What is a Base Rate Tracker Mortgage?
One type of mortgage is the base rate tracker mortgage. The base rate tracker mortgage is a variable rate mortgage in that the interest rate for the mortgage can rise and fall depending on an external index that the rate is based upon. In the case of a base rate tracker mortgage, the interest rate is usually based on public indexes such as the base rate of the Bank of England or the US dollar interest rate.

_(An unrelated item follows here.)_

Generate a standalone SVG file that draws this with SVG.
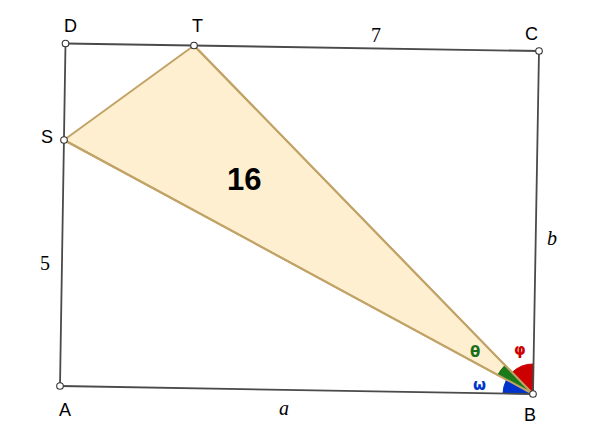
<svg xmlns="http://www.w3.org/2000/svg" width="595" height="447" viewBox="0 0 595 447">
<style>
.edge{stroke:#4a4a4a;stroke-width:1.8;fill:none;stroke-linecap:round}
.tri{fill:#fdefd0;stroke:#c2a367;stroke-width:2;stroke-linejoin:round}
.pt{fill:#fff;stroke:#333;stroke-width:1.1}
.lbl{font-family:"Liberation Sans",Arial,sans-serif;font-size:18px;fill:#000}
.num{font-family:"Liberation Serif","Times New Roman",serif;font-size:20px;fill:#000}
.var{font-family:"Liberation Serif","Times New Roman",serif;font-size:20px;font-style:italic;fill:#000}
.ang{font-family:"DejaVu Sans","Liberation Sans",sans-serif;font-size:15px;font-weight:bold}
</style>
<rect width="595" height="447" fill="#fff"/>
<g id="triangle">
<polygon class="tri" points="64,140 194,45.5 533,394"/>
</g>
<g id="angles">
<path d="M533,394 L503,393.49 A30,30 0 0 1 506.62,379.71 Z" fill="#0033cc" stroke="#0033cc" stroke-width="1"/>
<path d="M533,394 L497.83,374.95 A40,40 0 0 1 505.09,365.35 Z" fill="#1a7a1a" stroke="#116611" stroke-width="1"/>
<path d="M533,394 L512.07,372.51 A30,30 0 0 1 533.52,364 Z" fill="#cc0000" stroke="#cc0000" stroke-width="1"/>
<line x1="64" y1="140" x2="533" y2="394" stroke="#c2a367" stroke-width="2"/>
<line x1="194" y1="45.5" x2="533" y2="394" stroke="#c2a367" stroke-width="2"/>
</g>
<g id="connectors">
<line class="edge" x1="60" y1="386" x2="533" y2="394"/>
<line class="edge" x1="533" y1="394" x2="539" y2="51"/>
<line class="edge" x1="539" y1="51" x2="65.5" y2="43.5"/>
<line class="edge" x1="65.5" y1="43.5" x2="60" y2="386"/>
</g>
<g id="A"><circle class="pt" cx="60" cy="386" r="3.3"/><text class="lbl" x="59" y="416">A</text></g>
<g id="B"><circle class="pt" cx="533" cy="394" r="3.3"/><text class="lbl" x="524" y="421">B</text></g>
<g id="C"><circle class="pt" cx="539" cy="51" r="3.3"/><text class="lbl" x="525" y="40">C</text></g>
<g id="D"><circle class="pt" cx="65.5" cy="43.5" r="3.3"/><text class="lbl" x="64" y="32">D</text></g>
<g id="T"><circle class="pt" cx="194" cy="45.5" r="3.3"/><text class="lbl" x="192" y="32">T</text></g>
<g id="S"><circle class="pt" cx="64" cy="140" r="3.3"/><text class="lbl" x="41" y="143">S</text></g>
<g id="labels">
<text class="num" x="371" y="42">7</text>
<text class="num" x="40" y="270">5</text>
<text class="var" x="279" y="415">a</text>
<text class="var" x="547" y="245">b</text>
<text x="227" y="190" font-family="'Liberation Sans',Arial,sans-serif" font-size="31" font-weight="bold" fill="#000">16</text>
<text class="ang" x="470" y="357" fill="#1a6e1a">θ</text>
<text class="ang" x="514" y="355" fill="#cc0000">φ</text>
<text class="ang" x="473" y="390" fill="#0033cc">ω</text>
</g>
</svg>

Usually, the tracker rate of the base rate tracker mortgage is set to a percentage point which is either higher or lower than the rate that it is tracking. If, for example the base rate tracker mortgage uses the Bank of England as its index, if the Bank of England puts its base rate at 3% and the lender has a mortgage rate tracker set at 1%, the base rate mortgage would be 4%.
The base rate tracker mortgage gained prominence due to the interest rate trend changes of past years. People requiring mortgages began to notice that the fluctuating rate changes could play to their benefit, especially if the index were to lower. Whereas fixed rate mortgages would tie them to a single rate of interest for the lifetime of the mortgage, a base rate tracker mortgage will follow the rate trends of its index which could rise and fall accordingly.
Ups & Downs of the Base Rate Tracker
Thus, the main benefit of a base rate tracker mortgage is that, should the tracker rate of the loan dip low, the borrower will reap the benefits of a comfortably lowered interest rate. However, the other side of the coin is that, should the tracker rate go up, the borrower will have to contend with an increased interest rate. Thus, a base rate tracker mortgage is best for those who can easily adjust to any interest rate changes of their mortgage, whether it be up or down.